Non-profits say struggling cruise company offered them thousands, but didn't deliver
As One Ocean Expeditions continues to struggle, 2 non-profits say they're still waiting for funds

As cruise company One Ocean Expeditions fights to solve its financial problems, two polar non-profits say they are out thousands of dollars they were expecting from the company.
Oceanites, an American charity that tracks penguins, says it's still waiting for two years worth of money the company raised using it and other groups' names.
Dawn Currie, executive director of the Recreation and Parks Association of Nunavut, says the association had anticipated $40,000 in 2019 from One Ocean that it never got.
"I'm not mad, I'm disappointed," Currie said.
One Ocean Expeditions, based in Squamish, B.C., has had a difficult run. In 2018, one of three ships chartered by the company was damaged after running aground near Kugaaruk, Nunavut. Then last summer, two of those ships were recalled by their Russian owners. One Ocean's remaining ship, RCGS Resolute, was arrested in Nunavut in May for $100,000 One Ocean owed to a Nova Scotia-based company. It was later arrested in Halifax and detained in Argentina for what a federal judge there called "significant debt."
"Regrettably the immense difficulties … made it impossible for [One Ocean] to continue to match benevolence," One Ocean founder Andrew Prossin wrote in an email. "We do regret this situation as it has impacted a number of our regular recipient partners."
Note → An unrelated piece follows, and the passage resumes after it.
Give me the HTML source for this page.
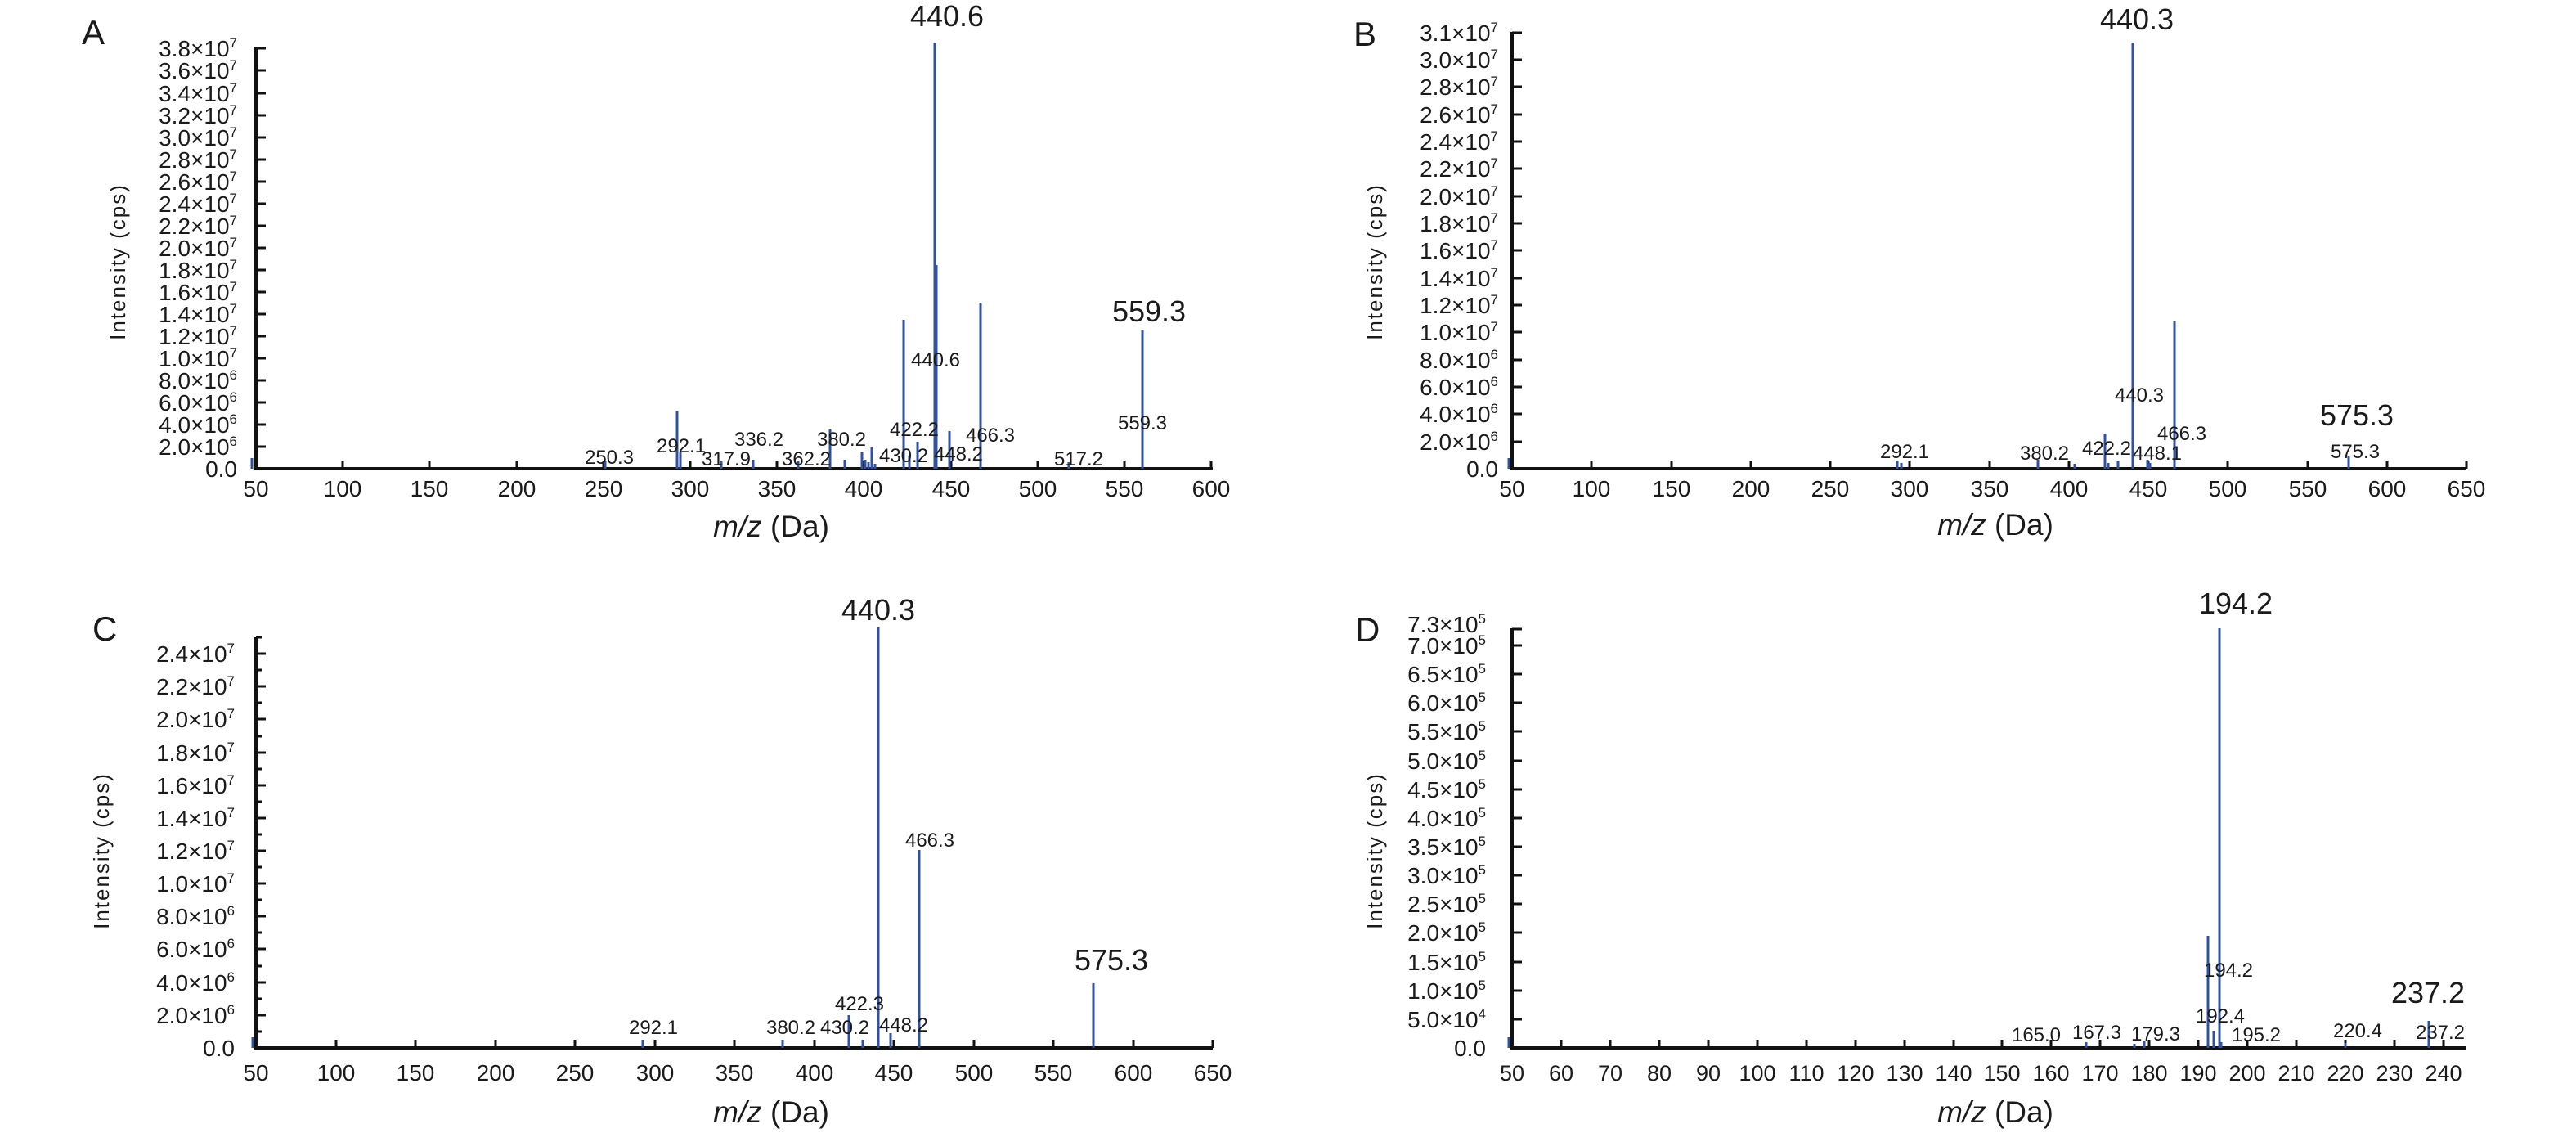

But some cruise passengers are taking the charities' deficits personally because a portion of the donations came from them — through auctions on board.
Repeat passenger Carol Waldo, from Massachusetts, was on an Arctic cruise in the summer of 2019 when she purchased a watercolour painting during a charity auction.
"I appreciated where the money would go, for very good causes," she said.
But that fall, Waldo and her partner began reading more about One Ocean's alleged troubles paying its workers.
"[It] made me question, 'I wonder if this money ... actually did go to the charities?'"
One Ocean's Prossin said the company gave out far more money to charities than it ever received from passenger fundraising. He said in the last two years, the company collected $183,706 CAD through various efforts — but during that same period, it distributed $450,722 CAD to various beneficiaries.
According to One Ocean's website, as passengers' donations grew, the company started a foundation in early 2017 to "house" those donations along with its own charitable funds. The 2018 tax filings say the One Ocean Foundation received $25,420 in tax-deductible donations that year but it spent $0 on programs or expenses.
Prossin said that's because money from auction sales was often forwarded to recipient organizations directly, to cut down on time and administrative costs.
One Ocean 'has NOT forwarded' funds: charity
Oceanites executive director Ron Naveen said he's still waiting for that to happen.
"One Ocean has NOT forwarded any such funds to Oceanites for two years … despite numerous promises that funds 'were coming,'" he wrote in an email.

Naveen said for years, his charity had a "really good arrangement" with the cruise company. Along with financial donations, One Ocean gave the Oceanites scientists beds on its Antarctic cruise lines, allowing them to get to hard-to-reach parts of the globe.
Naveen said One Ocean never made specific commitments regarding how much money Oceanites would get.
He declined to say exactly how much money the charity is waiting for from One Ocean. But did say it's two years' worth of "five-figure" donations — at least $20,000.
Prossin said One Ocean gave Oceanites $7,000 over 2018 and 2019. Naveen refutes this. Prossin also noted the cruise line has given out more than $800,000 of in-kind services like beds for various scientists, some of which benefited Oceanites.
Naveen agreed the in-kind donations were valuable, but said those scientists showed passengers film clips, gave lectures, and educated passengers about Antarctic wildlife giving One Ocean what he called "spectacular public relations."